Sorry I missed out on this. I recently listened to the Bay Cities issue and I really like this score. smile

Greg Espinoza

 
 Posted:   Feb 14, 2013 - 6:25 PM   
 By:   'Lenny Bruce' Marshall   (Member)

Sorry I missed out on this. I recently listened to the Bay Cities issue and I really like this score. smile

Greg Espinoza


why didn't you purchase it if you liked it so much?
Mr. Insatiable

 
 
 Posted:   Feb 14, 2013 - 8:58 PM   
 By:   betenoir   (Member)

I'm not laying any blame, it's just one of those things. Just means when I track down a good copy, it'll be all the sweeter.

Email me. Address in profile. :-)

 
 Posted:   Oct 7, 2013 - 11:09 AM   
 By:   Mike Esssss   (Member)

Wasn't sure where else to put this but thought it was interesting to note. From an interview with the actor Christopher Plummer posted today to the AV Club:

The Man Who Would Be King (1975)—“Rudyard Kipling”

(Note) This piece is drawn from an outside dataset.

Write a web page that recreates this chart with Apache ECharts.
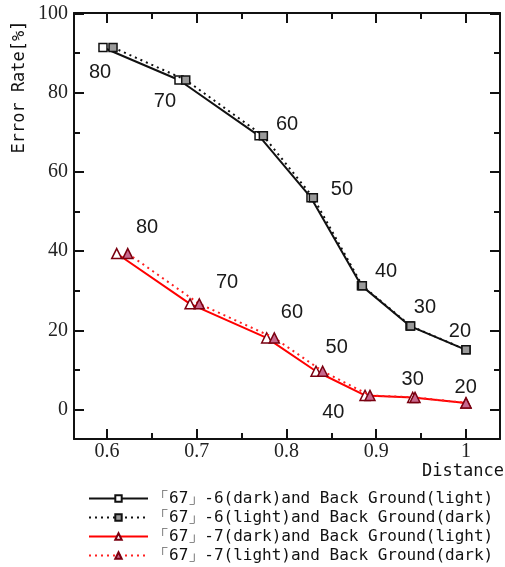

CP: Oh, I loved working with John Huston! What a great director. I simply loved it. I was worried about one thing, and I went to him about it. I said, “I tried so hard to get this line…” It was such an emotional line at the end, when he’s lost all control. He can’t control his character any longer, and he shows it. But there was one line… I can’t even remember what it was anymore, but it was about Carnehan, and I was having trouble with it. And John never directed, so this was the only thing he ever said to me. He said, “Just take the music out of your voice, Chris.” What an extraordinary piece of direction. Because if you just say nothing, the camera does it for you. It’s extraordinary. And it’s the only direction he ever gave me. In a later discussion, he said, “I’ve done my job, Chris. I’ve cast the play. And because I’ve cast it, I trust you. My job’s over. It’s yours now.” And that’s absolutely right.

So I had a wonderful time, and I made good friends with both Sean [Connery] and Michael [Caine]. But I thought the music was awful. John Huston had already got the composer, a man called Joseph from England who wrote the most wonderful score. He did a sort of Indian sitar music for India, and for the British a fife and drum. And that was light as a feather, and it went absolutely right with the wit and whimsy of Rudyard Kipling. But the studio came in and hired Maurice Jarre simply because he was a hot composer, and he wrote an epic score of such weight and heaviness. I think that if John Huston’s boy had done it, it would’ve been a really great film.

Link to full interview: http://www.avclub.com/articles/christopher-plummer-on-the-greatest-piece-of-direc,103813/1/

 
 Posted:   Jul 22, 2015 - 1:05 AM   
 By:   Amer Zahid   (Member)

Finally- got my copy of the now OOP title THE MAN WHO WOULD BE KING set along with its replacement thanks to a very nice seller from Amazon.com and managed to also get other OOP Kritzerland cds such as POLTERGEIST II, THE MISSOURI BREAKS and RIO CONCHOS. My first krtizer's all in one go.!

The remastering in comparison to the Bay Cities edition is overall better but I suspect some compression was also used? Doing an A & B on some tracks noticed more clarity on the Bay Cities edition.